Lightning McQueen, world renowned racing champion, is ready for some time off. He’s headed back to Radiator Springs, seeking to relax and refuel after winning his 4th Piston Cup. But his vacation stalls when he accepts a challenge to race in the World Grand Prix, taking place in Tokyo, the French Riviera, and London. Mater tags along and, after being mistaken for a secret agent, is caught up in a dangerous international spy game. It’s now up to Mater, and British spies Sally Shiftwell and Finn McMissile, to save Lightning from a flaming burnout.

The plot is fun but it’s no match for the narrative genius of Pixar’s other films. It was, however, surprisingly far superior to the first (and, I thought, somewhat lackluster) Cars movie. The story wove in twists and turns, much like the grand prix racetrack itself, and although the outcome was never in doubt, the road getting there was always suspenseful. The story was bogged down, however, by some oft-tread clichés, including themes of being true to yourself and being a good friend.

These infantile themes also reflect the majority of the humor of the movie. The jokes were definitely geared toward a younger audience, slapstick comedy taking the front seat. But there was still much humor to enjoy—the subtle references to other Pixar films (the drive in theater playing “The Incredimobiles”), the dialogue between Lightning and arch-rival Francesco Bernoulli, the hilarious moment at the Arch de Triumph roundabout, and the always-subtle car puns.

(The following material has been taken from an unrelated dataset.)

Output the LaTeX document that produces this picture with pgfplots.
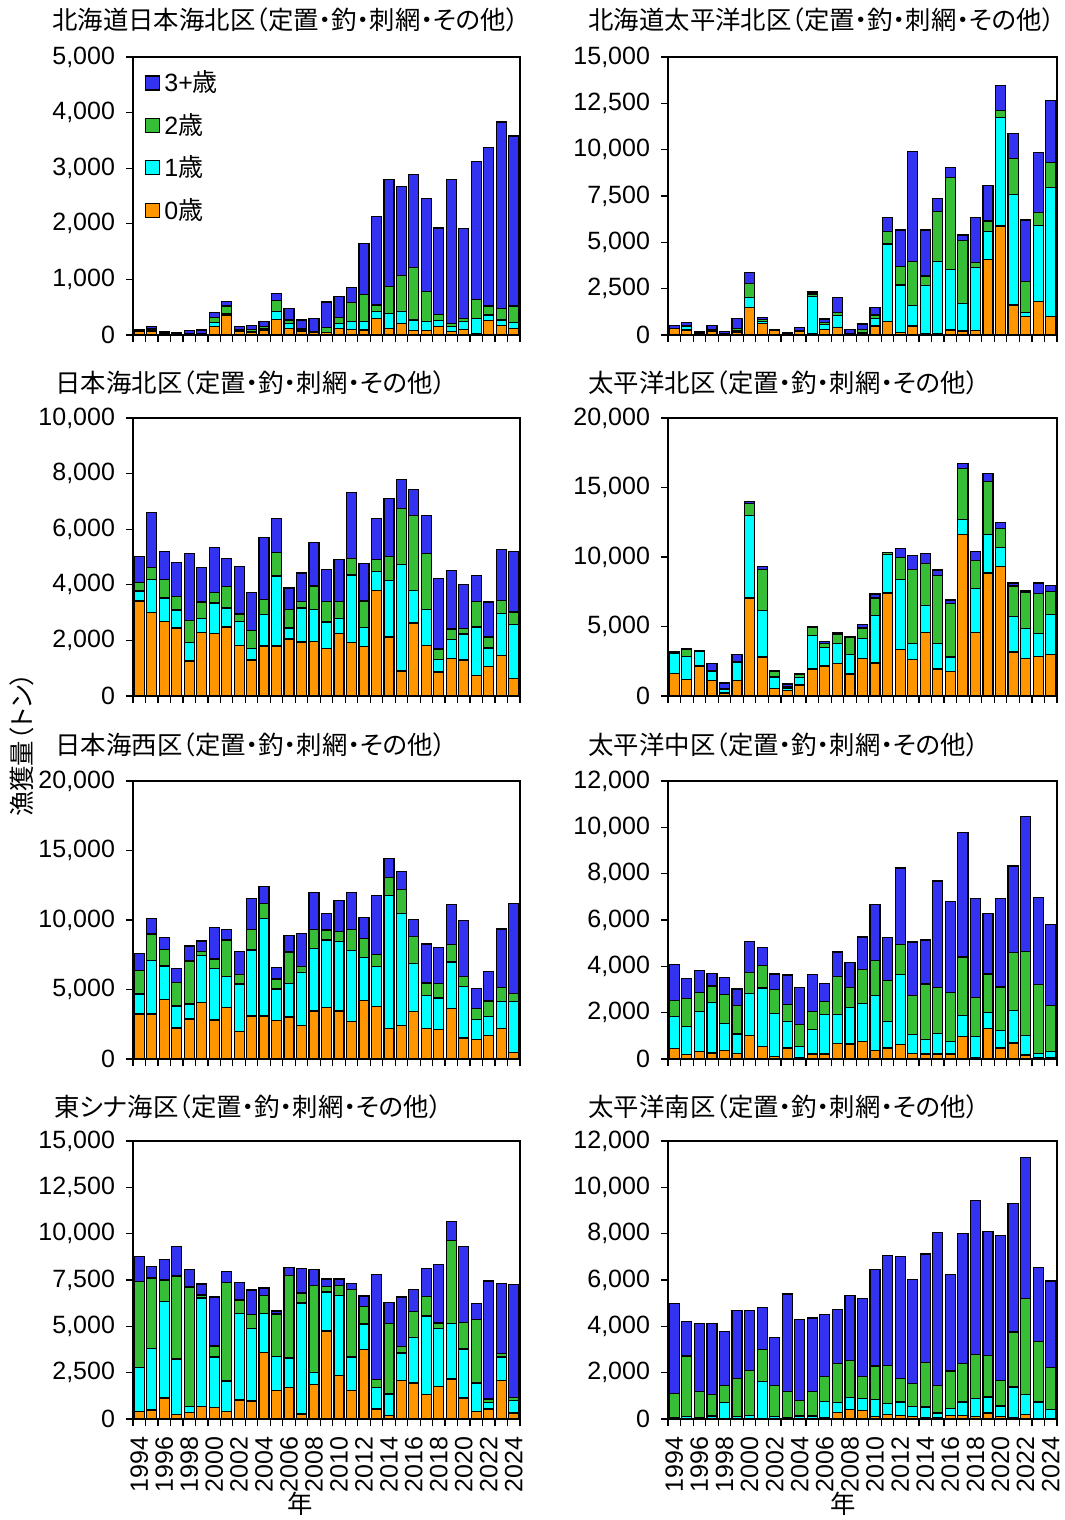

Giaccino’s music paid tribute to old James Bond scores—brassy blasts and percussion-heavy motifs punctuating each scene. It works well in the film but it’s too bombastic to be enjoyed on its own.

The real showstoppers here are the animation, car races and action scenes. From the beginning, my eyes were dazzled by an explosion of color. I would hasten to say that this is some of the most stunning and gorgeously vivid animation I have ever seen. The palette was brightest during the opening race in Tokyo, the neon greens, blues and reds splashing the screen with jaw-dropping brilliance.

Pixar animators are truly innovative craftsmen when it comes to car race and action scenes. These are beautifully choreographed as Mater, Sally and Finn often make narrow escapes by utilizing Bond-like gadgets to escape. The unique scenes kept the suspense revved up and made for one exciting ride.

I left the theater wondering why the majority of critics (and friends) hated this film so much. Yes, the narrative is weaker than past Pixar gems, and it is often burdened by clichés, but the plot still manages to be a lot of fun. The humor is often immature and geared for a younger audience, but there are still plenty of laughs for more sophisticated audiences to enjoy. The flaws are far outweighed by the strengths, especially the creative action, exciting racing scenes and, above all, brilliant animation. While not up to normal Pixar standards, this is a strong sequel, outclassing its predecessor in almost every way. Ignore the critics; this is no lemon.